There's a small but burgeoning rap scene in Egypt these days. I haven't heard anything I'm crazy about yet -- nothing as good as North African rap -- but I'm intrigued by labels like Revolution Records.

The refrain of this song, "Down with Military Rule," goes: "It looks like you forgot who we are/You think we're still scared/We saw death and just smiled and stood there/Let me remind you since you've forgotten/We're the revolutionary generation."

4:29PM

7 years ago: Egypt's first anti-Mubarak protest

 

Hossam reminded me with this post that today's is the seventh anniversary of Kifaya's (or to use its proper name, the Movement for Change's) first protest against the rule of Hosni Mubarak. I remember being in a cab Downtown and driving past the High Court when I noticed a crowd.

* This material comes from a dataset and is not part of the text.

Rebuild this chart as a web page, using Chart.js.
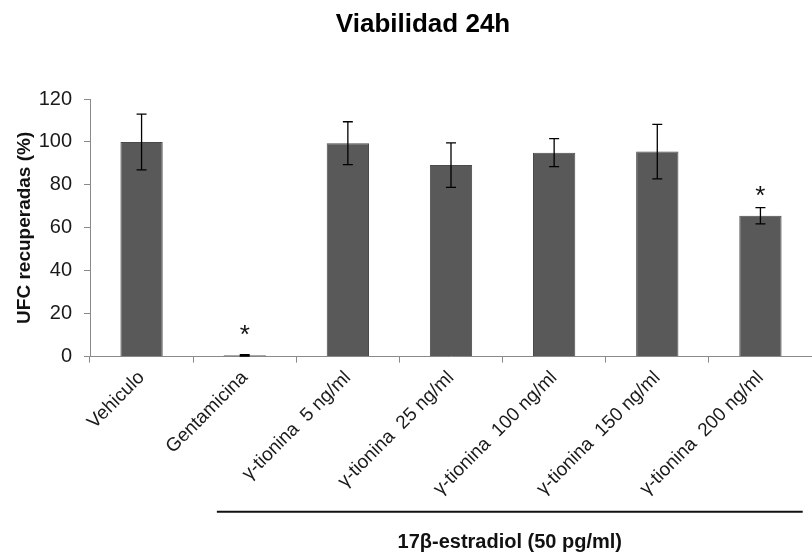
<!DOCTYPE html>
<html>
<head>
<meta charset="utf-8">
<script src="https://cdn.jsdelivr.net/npm/chart.js@4.4.1/dist/chart.umd.min.js"></script>
<style>
  html, body { margin: 0; padding: 0; background: #fff; }
  #wrap { width: 812px; height: 552px; }
</style>
</head>
<body>
<div id="wrap"><canvas id="viabChart" width="812" height="552"></canvas></div>
<script>
/* ── Data ─────────────────────────────────────────────── */
const categories  = ['Vehiculo', 'Gentamicina', 'γ-tionina  5 ng/ml', 'γ-tionina  25 ng/ml',
                     'γ-tionina  100 ng/ml', 'γ-tionina  150 ng/ml', 'γ-tionina  200 ng/ml'];
const means       = [100, 0.6, 99.4, 89.2, 95.0, 95.5, 65.6];
const errors      = [13.0, 0.3, 10.0, 10.4, 6.5, 12.7, 3.8];
const significant = [false, true, false, false, false, false, true];
const yTicks      = [0, 20, 40, 60, 80, 100, 120];
const chartTitle  = 'Viabilidad 24h';
const groupLabel  = '17β-estradiol (50 pg/ml)';
const groupRange  = [1, 6];   // first / last category under the bracket

const FONT = "Arial, 'Liberation Sans', sans-serif";

/* ── Error bars + significance stars ──────────────────── */
const errorBars = {
  id: 'errorBars',
  afterDatasetsDraw(chart) {
    const { ctx, scales: { y } } = chart;
    const bars = chart.getDatasetMeta(0).data;
    ctx.save();
    ctx.strokeStyle = '#000';
    ctx.lineWidth = 1.3;
    bars.forEach((bar, i) => {
      const top = y.getPixelForValue(means[i] + errors[i]);
      const bot = y.getPixelForValue(Math.max(0, means[i] - errors[i]));
      ctx.beginPath();
      ctx.moveTo(bar.x, top); ctx.lineTo(bar.x, bot);
      ctx.moveTo(bar.x - 5, top); ctx.lineTo(bar.x + 5, top);
      ctx.moveTo(bar.x - 5, bot); ctx.lineTo(bar.x + 5, bot);
      ctx.stroke();
      if (significant[i]) {
        ctx.fillStyle = '#111';
        ctx.font = `26px ${FONT}`;
        ctx.textAlign = 'center';
        ctx.textBaseline = 'alphabetic';
        ctx.fillText('*', bar.x, y.getPixelForValue(means[i]) - 12);
      }
    });
    ctx.restore();
  },
};

/* ── Title + treatment bracket under the x labels ─────── */
const annotations = {
  id: 'annotations',
  afterDraw(chart) {
    const { ctx, chartArea, scales: { x } } = chart;
    ctx.save();
    ctx.fillStyle = '#000';
    ctx.font = `bold 26px ${FONT}`;
    ctx.textAlign = 'center';
    ctx.textBaseline = 'middle';
    ctx.fillText(chartTitle, chart.width * 0.521, 25);

    const step = x.getPixelForValue(1) - x.getPixelForValue(0);
    const x0 = x.getPixelForValue(groupRange[0]) - 0.27 * step;
    const x1 = x.getPixelForValue(groupRange[1]) + 0.41 * step;
    const yLine = chartArea.bottom + 155;
    ctx.strokeStyle = '#111';
    ctx.lineWidth = 2;
    ctx.beginPath();
    ctx.moveTo(x0, yLine); ctx.lineTo(x1, yLine);
    ctx.stroke();
    ctx.fillStyle = '#111';
    ctx.font = `bold 20px ${FONT}`;
    ctx.fillText(groupLabel, (x0 + x1) / 2, yLine + 31);
    ctx.restore();
  },
};

/* ── Chart ────────────────────────────────────────────── */
new Chart(document.getElementById('viabChart'), {
  type: 'bar',
  data: {
    labels: categories,
    datasets: [{
      data: means,
      backgroundColor: '#595959',
      borderColor: '#4a4a4a',
      borderWidth: 1,
      categoryPercentage: 1,
      barPercentage: 0.41,
    }],
  },
  options: {
    responsive: false,
    animation: false,
    layout: { padding: { top: 99, right: 0, bottom: 48, left: 13 } },
    plugins: {
      legend: { display: false },
      tooltip: { enabled: false },
      title: { display: false },
    },
    scales: {
      x: {
        // let the rotated first label hang left of the plot, as in the original
        afterFit: (scale) => { scale.paddingLeft = 0; scale.paddingRight = 0; },
        border: { color: '#8a8a8a', width: 1 },
        grid: { display: true, drawOnChartArea: false, tickLength: 6, color: '#8a8a8a' },
        ticks: {
          color: '#1a1a1a',
          font: { family: FONT, size: 19 },
          minRotation: 45, maxRotation: 45,
          padding: 4,
        },
      },
      y: {
        min: yTicks[0],
        max: yTicks[yTicks.length - 1],
        afterBuildTicks: (axis) => { axis.ticks = yTicks.map(v => ({ value: v })); },
        afterFit: (scale) => { scale.width = 77; },
        border: { color: '#8a8a8a', width: 1 },
        grid: { display: true, drawOnChartArea: false, tickLength: 6, color: '#8a8a8a' },
        ticks: {
          color: '#1a1a1a',
          font: { family: FONT, size: 20 },
          padding: 12,
        },
        title: {
          display: true,
          text: 'UFC recuperadas (%)',
          color: '#111',
          font: { family: FONT, size: 19, weight: 'bold' },
          padding: { top: 0, bottom: 4 },
        },
      },
    },
  },
  plugins: [errorBars, annotations],
});
</script>
</body>
</html>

I got out to see what was happening and saw well-known leftist activists (it's important to note these were practically entirely leftists and nationalists) singing together a funny version of the Egyptian national anthem, with the lyrics changed to poke fun at Mubarak and Gamal. I was stringing for the London Times  at the time and had to convince the editors that it was worth filing a piece despite the small size of the protests.

I wrote this post at the time — I'm glad I called it a "significant milestone."

It was those brave few people, at a time when no one else would dare call for an end to the Mubarak regime, who began to roll the snowball that turned into this year's avalanche — not the Muslim Brothers, not liberal activists, not political or business leaders. That's worth commemorating.